Reste un constat : dans nos pays industrialisés, le végétarisme se développe surtout au sein des classes les plus aisées. À l’échelle mondiale, toutefois, on observe une augmentation de la consommation de protéines carnées, rappelle l’historienne des sciences et de l’environnement Valérie Chansigaud (Université Paris Cité). Cela ne veut pas dire que le végétarisme n’a aucune influence globale, mais que la consommation de viande reste un marqueur social très ancré dans de nombreuses cultures.
Faut-il manger flexitarien au nom du climat ?
Tom Bry-Chevalier, Université de Lorraine
La végétalisation de l’alimentation est l’un des principaux leviers pour réduire son empreinte carbone au niveau individuel. Le flexitarisme, qui n’exclut pas la consommation occasionnelle de viande ou autres produits animaux, peut sembler un bon compromis. Que disent les chiffres ?
À l’heure où les préoccupations environnementales occupent une place croissante dans notre quotidien, de nombreuses personnes cherchent des moyens concrets pour réduire leur empreinte écologique. Or, la végétalisation de l’alimentation est l’un des leviers les plus efficaces au niveau individuel pour diminuer son empreinte carbone.
Il n’est donc pas surprenant de constater que près d’un quart des Français déclarent réduire volontairement leur consommation de viande et suivre un régime « flexitarien », contraction de « flexible » et de « végétarien ».
Derrière ce nouveau régime alimentaire, une idée simple : profiter des avantages de l’alimentation végétarienne, tout en continuant à consommer des produits d’origine animale, mais avec davantage de modération.
Mais le flexitarisme tient-il réellement ses promesses sur le plan environnemental ? S’agit-il d’une option intéressante pour préserver la planète ? On fait le point.
Quelle définition pour le flexitarisme ?
L’évaluation de l’impact environnemental du flexitarisme se heurte à un premier problème : sa définition. En effet, même dans la littérature scientifique, il n’existe, à ce jour, pas de définition consensuelle du flexitarisme, dont la compréhension peut être très différente d’une personne à l’autre.

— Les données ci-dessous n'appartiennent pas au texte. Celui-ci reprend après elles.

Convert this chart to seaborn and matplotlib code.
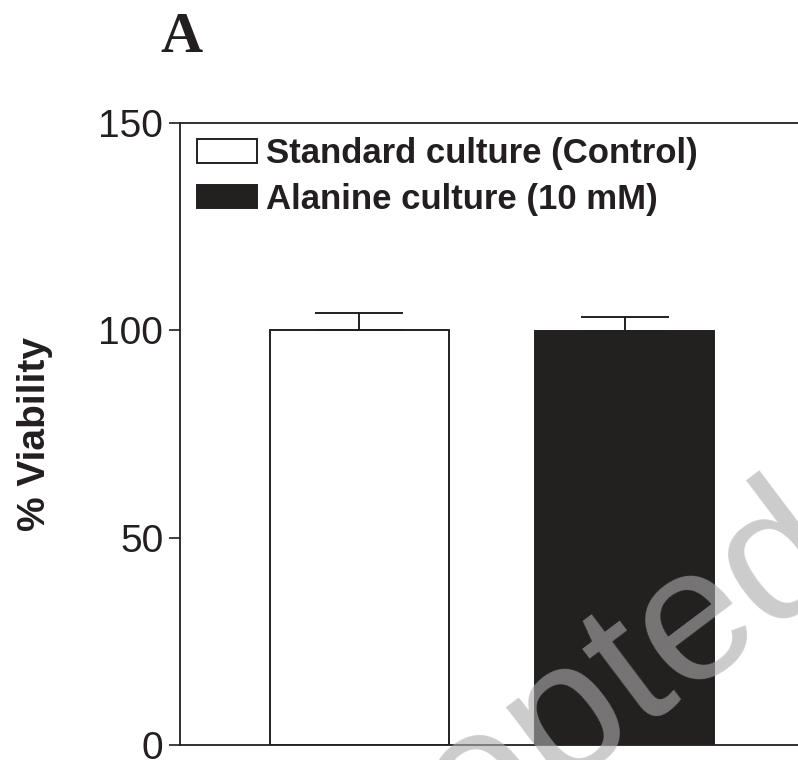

Certaines personnes se disant flexitariennes consomment ainsi de la viande une fois par semaine, quand d’autres en consomment une fois par jour. Ainsi, sur les 24 % des Français déclarés flexitariens, 7 % consomment de la viande encore tous les jours, 12 % plusieurs fois par semaine, et 5 % seulement sont des consommateurs occasionnels.
Ce flou et l’hétérogénéité des pratiques font du flexitarisme un concept difficile à saisir. Au point que même Interbev, le lobby de la viande bovine, a tenté de se l’approprier avec sa campagne « naturellement flexitariens ».
Au-delà de la question de la fréquence à laquelle on mange de la viande, certaines approches du flexitarisme mettent aussi l’accent sur le type de viande consommée. On considère souvent qu’il faut cibler en premier lieu la viande rouge, qui émet le plus de gaz à effet de serre et qui nécessite le plus de terres. Cependant, là encore, il n’existe pas de préconisations précises. Ainsi à quantité égale de viande consommée, certains régimes flexitariens pourraient avoir un impact bien plus lourd pour l’environnement que d’autres.
L’autre problème, c’est de savoir si l’on peut se fier aux pratiques et régimes alimentaires déclarés par les individus eux-mêmes. Il existe par exemple un biais de désirabilité sociale, qui fait que pour se présenter sous un jour favorable aux yeux de ses interlocuteurs, on pourra par exemple minimiser ses consommations de viande ou/et de poisson.
À propos du végétarisme – qui est pourtant clairement défini comme une alimentation excluant la consommation de chair animale** – une enquête de 2021 de l’IFOP pour FranceAgriMer notait que près de la moitié des personnes rapportant avoir un régime sans viande déclarent consommer occasionnellement de la viande ou du poisson. Dans la mesure où cette enquête observait que près de 30 % des flexitariens autodéclarés consommaient de la viande quotidiennement, le même problème est donc à craindre à propos du flexitarisme.
L’enquête observait néanmoins que les flexitariens consomment globalement moins de types de viande différents. Ils consomment ainsi moins de veau, de mouton et d’agneau que les omnivores – à l’exception notable de la volaille, qu’ils consomment dans les mêmes proportions.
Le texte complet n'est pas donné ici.